Wie het weet mag het zeggen. Ik denk dat de verzinner van de naam zich ervan bewust is dat grote bedrijven die zich niet duurzaam profileren binnenkort kunnen vertrekken. Nike produceert toch ook niet zomaar sneakers For a Better World? En dus doet Google nu iets met de panda. Een beetje genept van het Wereld Natuurfonds als je het mij vraagt, maar vooruit. Mits Google een riant percentage van de winst investeert in bamboe...

zondag 26 juni 2011

Enchanted

Enchanted begint als een standaard Disneysprookje over een meisje met lange, blonde haren en een wespentaille. Het meisje luistert naar de betoverende naam Giselle, kan zingen als de zeemeermin en is beste maatjes met eekhoorntjes, witte duiven en allerlei andere vertederende beestjes. Ook verlangt ze naar een droomprins, die toevallig net voorbijrijdt als ze in de problemen zit. Maar een voorspelbaar ‘en ze leefden nog lang en gelukkig einde’ heeft dit sprookje niet.

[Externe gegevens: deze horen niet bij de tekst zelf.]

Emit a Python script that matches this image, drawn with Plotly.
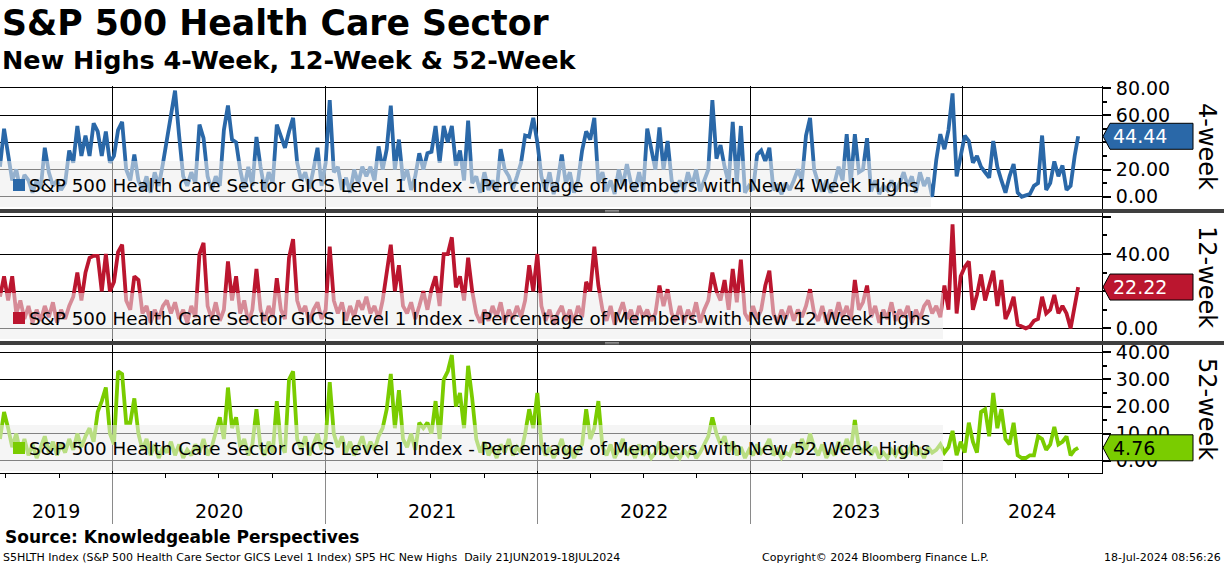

Een boze stiefmoeder duwt Giselle in een put. Een duw die behalve de plot ook mijn rotsvaste vertrouwen in Disneysprookjes verandert. Giselle komt terecht in New York City, waar ze schrikt van de haast van New Yorkers. New Yorkers weten zich op hun beurt geen raad met de naïviteit en suikerzoete sprookjesliedjes van Giselle.

Droomprins Edward springt zijn bruid met getrokken zwaard achterna, scheidingsadvocaat Robert brengt Giselle ondertussen het belang bij van daten. Daten is volgens hem, en met hem vele andere niet-sprookjesfiguren, de perfecte manier om iemand te leren kennen, en te beoordelen of het klikt. Giselle lijkt niet te weten wat ze met die informatie aanmoet maar vraagt Edward, zodra die Giselle heeft gevonden, om een date.

Ik kan het einde inmiddels wel verklappen: de date valt tegen en Giselle trouwt niet met Edward, maar met Robert. Om Edward niet al te lullig af te schilderen wordt de ex van Robert opgevoerd als perfecte vervanging van Giselle. Eind goed, al goed, alleen zit ik nu met de vraag: passen Belle en het Beest, Ariël/Assepoester/Doornroosje/Sneeuwwitje en hun prinsen wel bij elkaar? Of brengt een wandeling door Central Park ook hun op andere ideeën? En zo ja, wordt het dan niet eens tijd voor een datingsite voor sprookjesfiguren?